Los boletos y el tiempo
M e desperté a las 5 de la mañana. Entré a la regadera en calidad de una jerga usada. Me vestí, tomé café y salí pitando al aeropuerto a tomar un avión a Monterrey para presentar Perseguirla noche. En estos tiempos uno se puede encontrar en la sala de abordar al mismísimo Presidente, pero no ocurrió así, pasaron otras contingencias no menos urgentes. Amanece a las 7 y 8 de la mañana. Una señorita me recibe en el mostrador, me mira con cierta desconfianza y me informa: su boleto es para el próximo sábado, no éste.
Me alarmo hasta el sudor en la frente. Tengo que salir ahora mismo, señorita, subrayo fonéticamente la palabra señorita. Si me oye una activista de Me Too, me denuncia. Me dice: lo siento, solo si compra otro boleto. Corro por pasillos repletos de viajeros. Compro un boleto, carísimo, un robo. Ni hablar, tengo que presentar mi libro. ¿Quién ha cometido el error de darme un boleto para dentro de una semana?

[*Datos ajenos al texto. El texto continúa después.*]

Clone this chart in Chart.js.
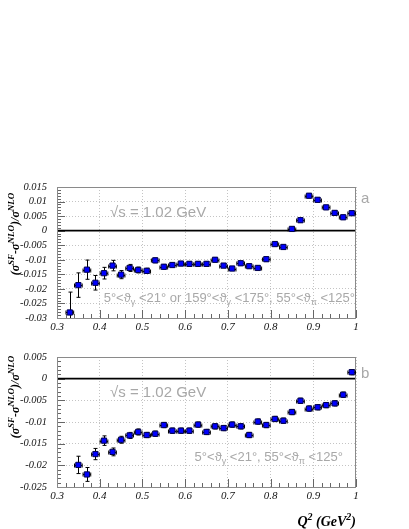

Soy un fiscal de hierro cuando juzgo un grave error de ineptitud.
Frente a los filtros me despojo de cinturón, saco, celular, cartera, monedas, llaves. Atravieso el arco sin sonido de alarma. Me merezco un desayuno frugal y un descanso, he corrido como despavorido. Pido cuatro claras con una yema, huevos a la mexicana, un clásico de la frugalidad, un café putrefacto y un agua mineral con hielo. Reaparece el fiscal de hierro: los encargados de la editorial me la pagan porque me la pagan, mira que darme un boleto posfechado.

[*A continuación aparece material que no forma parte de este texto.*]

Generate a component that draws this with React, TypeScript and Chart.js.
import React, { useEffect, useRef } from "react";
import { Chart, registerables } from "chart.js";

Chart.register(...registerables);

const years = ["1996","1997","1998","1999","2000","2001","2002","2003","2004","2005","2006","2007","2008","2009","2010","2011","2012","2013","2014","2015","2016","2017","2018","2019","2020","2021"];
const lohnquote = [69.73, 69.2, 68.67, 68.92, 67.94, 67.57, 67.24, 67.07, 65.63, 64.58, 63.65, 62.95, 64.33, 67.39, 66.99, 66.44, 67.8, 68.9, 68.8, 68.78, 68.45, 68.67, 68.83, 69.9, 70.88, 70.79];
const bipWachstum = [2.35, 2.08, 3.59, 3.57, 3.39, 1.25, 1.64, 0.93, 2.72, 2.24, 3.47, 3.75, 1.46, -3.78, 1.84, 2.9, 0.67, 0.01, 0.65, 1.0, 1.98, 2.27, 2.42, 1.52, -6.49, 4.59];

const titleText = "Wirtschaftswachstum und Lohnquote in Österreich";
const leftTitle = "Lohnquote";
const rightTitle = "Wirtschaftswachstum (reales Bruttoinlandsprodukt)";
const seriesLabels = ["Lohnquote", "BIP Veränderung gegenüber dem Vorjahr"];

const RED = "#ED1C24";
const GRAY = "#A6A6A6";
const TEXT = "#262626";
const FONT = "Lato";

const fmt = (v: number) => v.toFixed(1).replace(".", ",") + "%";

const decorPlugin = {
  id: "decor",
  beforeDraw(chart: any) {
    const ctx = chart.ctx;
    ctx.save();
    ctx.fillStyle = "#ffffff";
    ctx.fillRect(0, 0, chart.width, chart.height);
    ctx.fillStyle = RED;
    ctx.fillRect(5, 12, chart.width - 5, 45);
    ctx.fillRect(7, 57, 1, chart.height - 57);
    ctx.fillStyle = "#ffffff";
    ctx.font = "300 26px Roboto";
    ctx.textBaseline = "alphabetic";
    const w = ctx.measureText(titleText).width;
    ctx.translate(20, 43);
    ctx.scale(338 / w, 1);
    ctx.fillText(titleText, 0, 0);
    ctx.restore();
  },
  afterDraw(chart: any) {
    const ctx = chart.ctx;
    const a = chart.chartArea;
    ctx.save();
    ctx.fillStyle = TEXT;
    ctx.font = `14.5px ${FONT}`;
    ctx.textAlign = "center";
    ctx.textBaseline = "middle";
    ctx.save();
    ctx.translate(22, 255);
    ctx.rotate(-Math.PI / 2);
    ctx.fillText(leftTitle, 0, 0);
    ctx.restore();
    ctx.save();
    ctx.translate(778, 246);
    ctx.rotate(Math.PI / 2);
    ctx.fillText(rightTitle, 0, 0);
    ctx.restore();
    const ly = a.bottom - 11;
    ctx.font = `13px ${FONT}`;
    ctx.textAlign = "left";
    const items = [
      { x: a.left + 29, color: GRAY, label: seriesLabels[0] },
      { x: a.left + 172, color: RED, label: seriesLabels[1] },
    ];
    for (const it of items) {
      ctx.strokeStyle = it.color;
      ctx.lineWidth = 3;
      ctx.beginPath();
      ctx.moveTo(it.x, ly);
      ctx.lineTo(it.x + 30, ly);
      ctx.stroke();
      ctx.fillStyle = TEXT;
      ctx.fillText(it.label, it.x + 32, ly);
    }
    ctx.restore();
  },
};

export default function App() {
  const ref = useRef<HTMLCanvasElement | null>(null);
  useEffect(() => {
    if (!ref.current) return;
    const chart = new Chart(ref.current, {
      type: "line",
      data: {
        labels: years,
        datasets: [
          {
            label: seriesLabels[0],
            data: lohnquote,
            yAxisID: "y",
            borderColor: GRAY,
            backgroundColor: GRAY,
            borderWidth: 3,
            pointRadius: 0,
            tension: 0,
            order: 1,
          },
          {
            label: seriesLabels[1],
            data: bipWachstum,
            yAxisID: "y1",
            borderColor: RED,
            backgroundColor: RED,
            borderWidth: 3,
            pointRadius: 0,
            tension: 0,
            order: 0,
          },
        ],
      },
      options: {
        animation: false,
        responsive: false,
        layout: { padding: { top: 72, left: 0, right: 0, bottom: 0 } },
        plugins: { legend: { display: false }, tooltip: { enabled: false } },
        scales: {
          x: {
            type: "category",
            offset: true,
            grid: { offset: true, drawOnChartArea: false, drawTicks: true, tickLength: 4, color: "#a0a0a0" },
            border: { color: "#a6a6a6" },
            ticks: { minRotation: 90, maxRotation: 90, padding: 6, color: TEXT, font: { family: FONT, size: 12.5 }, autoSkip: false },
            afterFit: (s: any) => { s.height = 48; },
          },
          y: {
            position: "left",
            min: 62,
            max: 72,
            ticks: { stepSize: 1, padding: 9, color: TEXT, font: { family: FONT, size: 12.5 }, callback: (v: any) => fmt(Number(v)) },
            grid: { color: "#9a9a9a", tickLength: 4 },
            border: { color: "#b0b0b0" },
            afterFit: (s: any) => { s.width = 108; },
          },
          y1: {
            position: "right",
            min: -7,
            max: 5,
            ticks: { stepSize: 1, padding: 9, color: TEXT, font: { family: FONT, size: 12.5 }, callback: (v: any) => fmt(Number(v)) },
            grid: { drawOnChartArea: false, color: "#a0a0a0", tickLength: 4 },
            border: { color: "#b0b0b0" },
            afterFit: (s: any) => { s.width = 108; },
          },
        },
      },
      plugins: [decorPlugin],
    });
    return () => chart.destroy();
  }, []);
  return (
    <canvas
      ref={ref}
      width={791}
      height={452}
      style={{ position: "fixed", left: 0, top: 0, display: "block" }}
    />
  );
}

Mientras desayuno me encierro en mi celular. Una rara estadística me informa que paso tres horas al día frente a la pantalla. Sí, se trata de una notificación. Me importa madre y me encierro en él: noticias, Twitter, WhatsApp. Caigo inopinadamente en un mensaje en el cual la encargada de la editorial me informa que mi presentación será la semana entrante. Me lo había enviado cinco días antes de esta mañana. Estoy convencido de que las benzodiacepinas han hecho en mí un efecto catastrófico. Doy un último bocado. El fiscal de hierro viene a ayudarme, pero me dice que no tengo perdón de Dios, que soy idiota. Intento buscar una relación entre los boletos de avión, el tiempo y la estupidez. No la encuentro. Abandono el aeropuerto por una extraña puerta. Pienso: siempre es medianoche.